Kimchi Stew with Kale, Pork, and Silken Tofu ~ Soondubu Jjigae
My non-traditional version of the popular Korean tofu stew, soondubu jJigae, is flexible. I always start with kimchi and silken tofu, then perhaps add vegetables such as spinach, mushrooms, or daikon; broth can be anchovy stock, chicken stock, or vegetable broth; it can be vegetarian or made with ground pork, beef, pork belly, or seafood; the salty component can come from soy sauce, or fish sauce, or salt; I sometimes add an egg… or not. I make this fast and easy stew often, changing ingredients with whatever is at hand.
I especially like the myriad of flavors, textures, and colors; it’s spicy, silky, and very satisfying. Last night, there was plenty of kale in the fridge, so that went into the stew as well.

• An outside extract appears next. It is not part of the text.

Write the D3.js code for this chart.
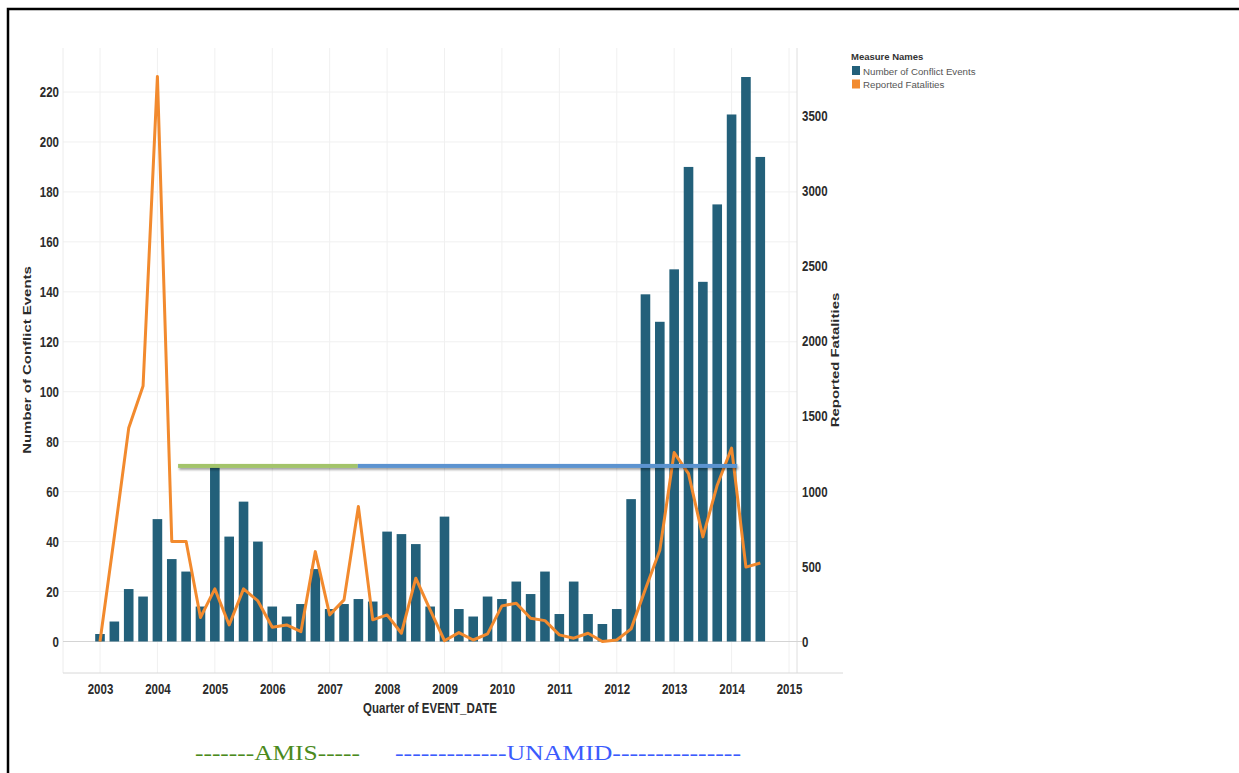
<title>Conflict Events and Fatalities</title>

<script src="https://cdn.jsdelivr.net/npm/d3@7"></script>
<style>
    body {
      margin: 0;
      background: #fff;
      font-family: "Liberation Sans", Arial, sans-serif;
    }
</style>

<body>
    <div id="plot"></div>
</body>

<script>
    // quarterly counts, 2003 Q1 .. 2014 Q3
    var quarters = [];
    for (var yr = 2003; yr <= 2014; yr++) {
        for (var q = 1; q <= 4; q++) {
            if (yr == 2014 && q > 3) break;
            quarters.push(yr + " Q" + q);
        }
    }

    var conflictEvents = [3, 8, 21, 18,  49, 33, 28, 14,  70, 42, 56, 40,
                          14, 10, 15, 29,  13, 15, 17, 16,  44, 43, 39, 14,
                          50, 13, 10, 18,  17, 24, 19, 28,  11, 24, 11, 7,
                          13, 57, 139, 128,  149, 190, 144, 175,  211, 226, 194];

    var fatalities = [0, 700, 1420, 1700,  3760, 665, 665, 160,  350, 110, 350, 270,
                      95, 110, 66, 598,  177, 277, 898, 144,  177, 55, 421, 210,
                      5, 59, 10, 51,  237, 255, 155, 139,  44, 22, 55, 0,
                      10, 84, 350, 607,  1257, 1117, 696, 1040,  1287, 495, 522];

    var yearTicks = [2003, 2004, 2005, 2006, 2007, 2008, 2009, 2010, 2011, 2012, 2013, 2014, 2015];
    var eventTicks = [0, 20, 40, 60, 80, 100, 120, 140, 160, 180, 200, 220];
    var fatalityTicks = [0, 500, 1000, 1500, 2000, 2500, 3000, 3500];

    // mission periods drawn as the annotation bar (in years, level on left axis)
    var missionNames = ["AMIS", "UNAMID"];
    var missionStart = [2004.36, 2007.49];
    var missionEnd = [2007.49, 2014.1];
    var missionLevel = 70.3;

    var legendNames = ["Number of Conflict Events", "Reported Fatalities"];

    var barColor = "#23607a",
        lineColor = "#f28a2e",
        missionColors = ["#a3c46a", "#5b93d0"],
        textColor = "#2b2b2b",
        stretch = 1.3;

    var W = 1239, H = 773;
    var pane = {left: 63, right: 797, top: 48, bottom: 673};

    var svg = d3.select("#plot")
        .append("svg")
            .attr("width", W)
            .attr("height", H);

    var defs = svg.append("defs");
    defs.append("filter")
        .attr("id", "shadow")
        .attr("filterUnits", "userSpaceOnUse")
        .attr("x", 0).attr("y", 0)
        .attr("width", W).attr("height", H)
      .append("feDropShadow")
        .attr("dx", 1).attr("dy", 2)
        .attr("stdDeviation", 1.2)
        .attr("flood-color", "#000")
        .attr("flood-opacity", 0.35);

    // scales
    var x = d3.scaleLinear()
        .domain([2003, 2015])
        .range([100, 789]);

    var yL = d3.scaleLinear()
        .domain([0, 220])
        .range([641.5, 92]);

    var yR = d3.scaleLinear()
        .domain([0, 3500])
        .range([641.5, 115.5]);

    function qx(i) { return x(2003 + i * 0.25); }

    // grid
    var grid = svg.append("g");
    grid.selectAll(".hg")
        .data(eventTicks.filter(function (d) { return d != 0; }))
        .enter().append("line")
        .attr("x1", pane.left).attr("x2", pane.right)
        .attr("y1", function (d) { return yL(d); })
        .attr("y2", function (d) { return yL(d); })
        .attr("stroke", "#f0f0f0");
    grid.selectAll(".vg")
        .data(yearTicks)
        .enter().append("line")
        .attr("x1", function (d) { return x(d); })
        .attr("x2", function (d) { return x(d); })
        .attr("y1", pane.top).attr("y2", pane.bottom)
        .attr("stroke", "#f0f0f0");
    grid.append("line")
        .attr("x1", pane.left).attr("x2", pane.left)
        .attr("y1", pane.top).attr("y2", pane.bottom)
        .attr("stroke", "#ececec");
    grid.append("line")
        .attr("x1", pane.right).attr("x2", pane.right)
        .attr("y1", pane.top).attr("y2", pane.bottom)
        .attr("stroke", "#dedede");
    grid.append("line")
        .attr("x1", pane.left).attr("x2", 843)
        .attr("y1", pane.bottom).attr("y2", pane.bottom)
        .attr("stroke", "#d8d8d8");
    grid.append("line")
        .attr("x1", pane.left).attr("x2", pane.right + 5)
        .attr("y1", yL(0)).attr("y2", yL(0))
        .attr("stroke", "#d4d4d4");

    // bars
    svg.append("g")
        .selectAll("rect")
        .data(conflictEvents)
        .enter()
        .append("rect")
        .attr("x", function (d, i) { return qx(i) - 4.8; })
        .attr("width", 9.6)
        .attr("y", function (d) { return yL(d); })
        .attr("height", function (d) { return yL(0) - yL(d); })
        .attr("fill", barColor);

    // fatalities line
    var line = d3.line()
        .x(function (d, i) { return qx(i); })
        .y(function (d) { return yR(d); });
    svg.append("path")
        .datum(fatalities)
        .attr("d", line)
        .attr("fill", "none")
        .attr("stroke", lineColor)
        .attr("stroke-width", 3)
        .attr("stroke-linejoin", "round");

    // mission bars
    svg.append("g")
        .attr("filter", "url(#shadow)")
        .selectAll("rect")
        .data(missionNames)
        .enter().append("rect")
        .attr("x", function (d, i) { return x(missionStart[i]); })
        .attr("width", function (d, i) { return x(missionEnd[i]) - x(missionStart[i]); })
        .attr("y", yL(missionLevel) - 2)
        .attr("height", 4)
        .attr("fill", function (d, i) { return missionColors[i]; });

    // axes
    function styleAxis(g) {
        g.select(".domain").remove();
        g.selectAll("line").remove();
        g.selectAll("text")
            .attr("fill", textColor)
            .attr("font-family", "'Liberation Sans', Arial, sans-serif")
            .attr("font-size", "11.5px")
            .attr("font-weight", "bold");
    }

    var gx = svg.append("g")
        .attr("transform", "translate(0," + pane.bottom + ")")
        .call(d3.axisBottom(x).tickValues(yearTicks).tickFormat(d3.format("d")).tickSize(0))
        .call(styleAxis);
    gx.selectAll("text")
        .attr("y", 8.2)
        .attr("transform", "scale(1," + stretch + ")");

    var gl = svg.append("g")
        .attr("transform", "translate(59,0)")
        .call(d3.axisLeft(yL).tickValues(eventTicks).tickSize(0).tickPadding(0))
        .call(styleAxis);
    gl.selectAll("text").attr("transform", "scale(1," + stretch + ")");

    var gr = svg.append("g")
        .attr("transform", "translate(802,0)")
        .call(d3.axisRight(yR).tickValues(fatalityTicks).tickFormat(d3.format("d")).tickSize(0).tickPadding(0))
        .call(styleAxis);
    gr.selectAll("text").attr("transform", "scale(1," + stretch + ")");

    // axis titles
    function title(txt, tx, ty, rot) {
        svg.append("text")
            .attr("transform", "translate(" + tx + "," + ty + ") scale(1," + stretch + ")" + (rot ? " rotate(-90)" : ""))
            .attr("text-anchor", "middle")
            .attr("dy", "0.36em")
            .attr("fill", textColor)
            .attr("font-size", "11.5px")
            .attr("font-weight", "bold")
            .text(txt);
    }
    title("Quarter of EVENT_DATE", 430, 708, false);
    title("Number of Conflict Events", 27, 360, true);
    title("Reported Fatalities", 835, 360, true);

    // legend
    var legend = svg.append("g").attr("transform", "translate(851,0)");
    legend.append("text")
        .attr("x", 0).attr("y", 60)
        .attr("font-size", "9.5px")
        .attr("font-weight", "bold")
        .attr("fill", "#333")
        .text("Measure Names");
    legend.selectAll(".sw")
        .data(legendNames)
        .enter().append("rect")
        .attr("x", 1)
        .attr("y", function (d, i) { return 66 + i * 13.5; })
        .attr("width", 8).attr("height", 9)
        .attr("fill", function (d, i) { return i == 0 ? barColor : lineColor; });
    legend.selectAll(".lt")
        .data(legendNames)
        .enter().append("text")
        .attr("x", 12)
        .attr("y", function (d, i) { return 74.5 + i * 13.5; })
        .attr("font-size", "9.7px")
        .attr("fill", "#555")
        .text(function (d) { return d; });

    // mission captions below the chart
    var captionX = [195, 395], captionW = [165, 346];
    var captionColor = ["#4b8a1c", "#3b5bfd"];
    var captionText = ["-------AMIS-----", "-------------UNAMID---------------"];
    svg.selectAll(".cap")
        .data(captionText)
        .enter().append("text")
        .attr("x", function (d, i) { return captionX[i]; })
        .attr("y", 760)
        .attr("textLength", function (d, i) { return captionW[i]; })
        .attr("lengthAdjust", "spacingAndGlyphs")
        .attr("font-family", "'Liberation Serif', 'DejaVu Serif', serif")
        .attr("font-size", "22px")
        .attr("fill", function (d, i) { return captionColor[i]; })
        .text(function (d) { return d; });

    // frame
    svg.append("rect")
        .attr("x", 8).attr("y", 9)
        .attr("width", W + 20).attr("height", H + 20)
        .attr("fill", "none")
        .attr("stroke", "#000")
        .attr("stroke-width", 2.5);
</script>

My method is somewhat unorthodox too. I always like to cook the meat ahead of time and drain off the excess saturated fat. Then I use the more healthier olive oil to cook the stew. Flavorful toasted sesame oil is used as a finishing oil only, not in the cooking process.

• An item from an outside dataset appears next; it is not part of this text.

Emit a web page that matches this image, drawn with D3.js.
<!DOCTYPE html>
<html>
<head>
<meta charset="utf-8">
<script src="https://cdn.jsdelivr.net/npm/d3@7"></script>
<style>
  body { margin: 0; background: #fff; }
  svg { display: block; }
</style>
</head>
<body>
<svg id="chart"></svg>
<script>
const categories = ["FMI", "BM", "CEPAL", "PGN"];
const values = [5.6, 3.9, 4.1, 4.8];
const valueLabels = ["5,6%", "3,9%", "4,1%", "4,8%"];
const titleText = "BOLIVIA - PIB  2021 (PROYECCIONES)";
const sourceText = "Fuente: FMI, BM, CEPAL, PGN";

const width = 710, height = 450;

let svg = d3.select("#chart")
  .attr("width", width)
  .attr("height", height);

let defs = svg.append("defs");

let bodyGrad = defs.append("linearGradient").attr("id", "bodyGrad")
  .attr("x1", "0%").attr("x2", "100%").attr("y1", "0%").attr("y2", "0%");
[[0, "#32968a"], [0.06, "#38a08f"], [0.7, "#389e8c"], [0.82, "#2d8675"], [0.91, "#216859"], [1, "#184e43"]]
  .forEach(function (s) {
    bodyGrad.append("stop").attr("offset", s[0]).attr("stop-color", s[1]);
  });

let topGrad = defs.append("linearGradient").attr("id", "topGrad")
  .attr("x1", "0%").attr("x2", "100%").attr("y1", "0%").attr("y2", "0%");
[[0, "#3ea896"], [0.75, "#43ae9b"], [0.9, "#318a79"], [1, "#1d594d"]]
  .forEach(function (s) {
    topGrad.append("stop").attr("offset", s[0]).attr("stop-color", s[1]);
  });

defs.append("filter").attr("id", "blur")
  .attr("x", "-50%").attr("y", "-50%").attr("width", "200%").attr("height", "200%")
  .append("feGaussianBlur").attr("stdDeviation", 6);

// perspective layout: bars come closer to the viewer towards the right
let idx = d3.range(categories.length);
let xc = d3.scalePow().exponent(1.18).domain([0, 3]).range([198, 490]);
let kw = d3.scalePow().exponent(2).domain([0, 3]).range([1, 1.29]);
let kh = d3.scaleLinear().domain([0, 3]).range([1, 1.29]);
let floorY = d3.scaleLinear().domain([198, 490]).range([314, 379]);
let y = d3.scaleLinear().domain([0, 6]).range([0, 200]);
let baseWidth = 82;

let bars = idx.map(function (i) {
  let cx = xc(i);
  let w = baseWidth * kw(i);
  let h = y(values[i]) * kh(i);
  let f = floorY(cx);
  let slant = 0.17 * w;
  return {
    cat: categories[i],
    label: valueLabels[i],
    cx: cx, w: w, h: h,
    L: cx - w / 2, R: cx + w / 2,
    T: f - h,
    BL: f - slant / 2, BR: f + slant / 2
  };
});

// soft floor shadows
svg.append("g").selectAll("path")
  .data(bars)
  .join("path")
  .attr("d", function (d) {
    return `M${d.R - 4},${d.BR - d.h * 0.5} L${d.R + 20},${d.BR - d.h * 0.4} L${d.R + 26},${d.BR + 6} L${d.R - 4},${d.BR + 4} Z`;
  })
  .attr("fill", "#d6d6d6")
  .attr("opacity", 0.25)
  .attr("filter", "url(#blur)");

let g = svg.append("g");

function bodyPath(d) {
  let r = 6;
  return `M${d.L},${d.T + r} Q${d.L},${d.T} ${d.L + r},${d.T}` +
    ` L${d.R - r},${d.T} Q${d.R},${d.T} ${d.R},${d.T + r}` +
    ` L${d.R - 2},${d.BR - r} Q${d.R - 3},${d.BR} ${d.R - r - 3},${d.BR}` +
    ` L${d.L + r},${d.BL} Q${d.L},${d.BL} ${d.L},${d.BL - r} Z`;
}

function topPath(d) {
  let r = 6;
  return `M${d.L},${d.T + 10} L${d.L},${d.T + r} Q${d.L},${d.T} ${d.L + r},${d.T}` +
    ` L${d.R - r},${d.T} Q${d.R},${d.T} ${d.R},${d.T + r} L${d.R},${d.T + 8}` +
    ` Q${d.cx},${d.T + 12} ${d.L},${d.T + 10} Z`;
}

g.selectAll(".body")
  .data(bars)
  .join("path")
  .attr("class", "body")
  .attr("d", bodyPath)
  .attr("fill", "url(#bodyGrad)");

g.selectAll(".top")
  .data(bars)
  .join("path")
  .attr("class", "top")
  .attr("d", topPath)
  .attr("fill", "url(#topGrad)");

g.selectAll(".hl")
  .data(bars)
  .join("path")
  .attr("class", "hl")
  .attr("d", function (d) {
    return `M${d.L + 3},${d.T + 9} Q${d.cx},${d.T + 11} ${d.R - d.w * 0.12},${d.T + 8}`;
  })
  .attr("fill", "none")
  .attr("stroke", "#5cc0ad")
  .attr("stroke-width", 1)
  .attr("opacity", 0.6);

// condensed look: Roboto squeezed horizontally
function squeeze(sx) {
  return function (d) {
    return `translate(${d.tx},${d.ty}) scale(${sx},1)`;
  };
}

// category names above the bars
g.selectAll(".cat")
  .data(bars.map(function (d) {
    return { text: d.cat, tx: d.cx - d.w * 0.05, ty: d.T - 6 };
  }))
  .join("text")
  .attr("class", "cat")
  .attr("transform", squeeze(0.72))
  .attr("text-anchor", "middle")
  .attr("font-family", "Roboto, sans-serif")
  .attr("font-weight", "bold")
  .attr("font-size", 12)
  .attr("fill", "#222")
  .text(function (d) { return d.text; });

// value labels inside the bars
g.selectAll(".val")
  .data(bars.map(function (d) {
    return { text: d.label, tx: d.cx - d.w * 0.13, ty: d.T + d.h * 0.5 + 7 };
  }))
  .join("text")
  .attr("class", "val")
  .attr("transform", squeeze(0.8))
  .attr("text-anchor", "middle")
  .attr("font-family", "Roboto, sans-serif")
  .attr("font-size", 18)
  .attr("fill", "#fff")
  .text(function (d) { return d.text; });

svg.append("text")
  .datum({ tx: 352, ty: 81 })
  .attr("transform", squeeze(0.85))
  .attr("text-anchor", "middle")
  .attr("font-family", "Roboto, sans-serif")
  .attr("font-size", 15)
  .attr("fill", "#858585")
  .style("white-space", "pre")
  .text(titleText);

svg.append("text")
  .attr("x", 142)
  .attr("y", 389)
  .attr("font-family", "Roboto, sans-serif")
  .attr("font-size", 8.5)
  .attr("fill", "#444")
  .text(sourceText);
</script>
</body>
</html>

Note: for a more standard version of soondubu jjigae, please visit any of the fabulous Korean bloggers in the side bar below.
Kimchi and Silken Tofu Stew Recipe
2 T. olive oil
2 to 3 garlic cloves, minced
1 T. gochugaru (Korean red chili powder, coarse-ground, medium heat)
1/2 lb. ground pork, cooked and drained
2 c. low-sodium chicken broth
2 c. torn curly kale, stems removed
1 c. rough-chopped cabbage kimchi with juices
7 oz. silken tofu (half of package, drained)
soy sauce, fish sauce, or salt to taste
toasted sesame oil
fresh ground black pepper
Heat olive oil in a ddukbaegi (Korean earthenware pot) or a heavy bottomed medium-sized soup pot over medium-high heat. Add garlic and gochugaru then sauté for one minute. Add the cooked pork, stir to combine and lightly brown the pork.
Add broth and bring to a boil. Add kale and kimchi (with juice), cook until kale wilts. Add large scoops of silken tofu and continue to cook until the tofu is hot. Taste for salt then add soy sauce, fish sauce, or salt to taste.
Add a cracked egg and cook to your liking, either with runny yolk, or break the yolk so it cooks a bit more.
Drizzle sesame oil over the entire stew. Finish with grinds of black pepper and garnish with a generous amount of sliced scallion. Serve bubbling hot. Steamed rice is nice on the side.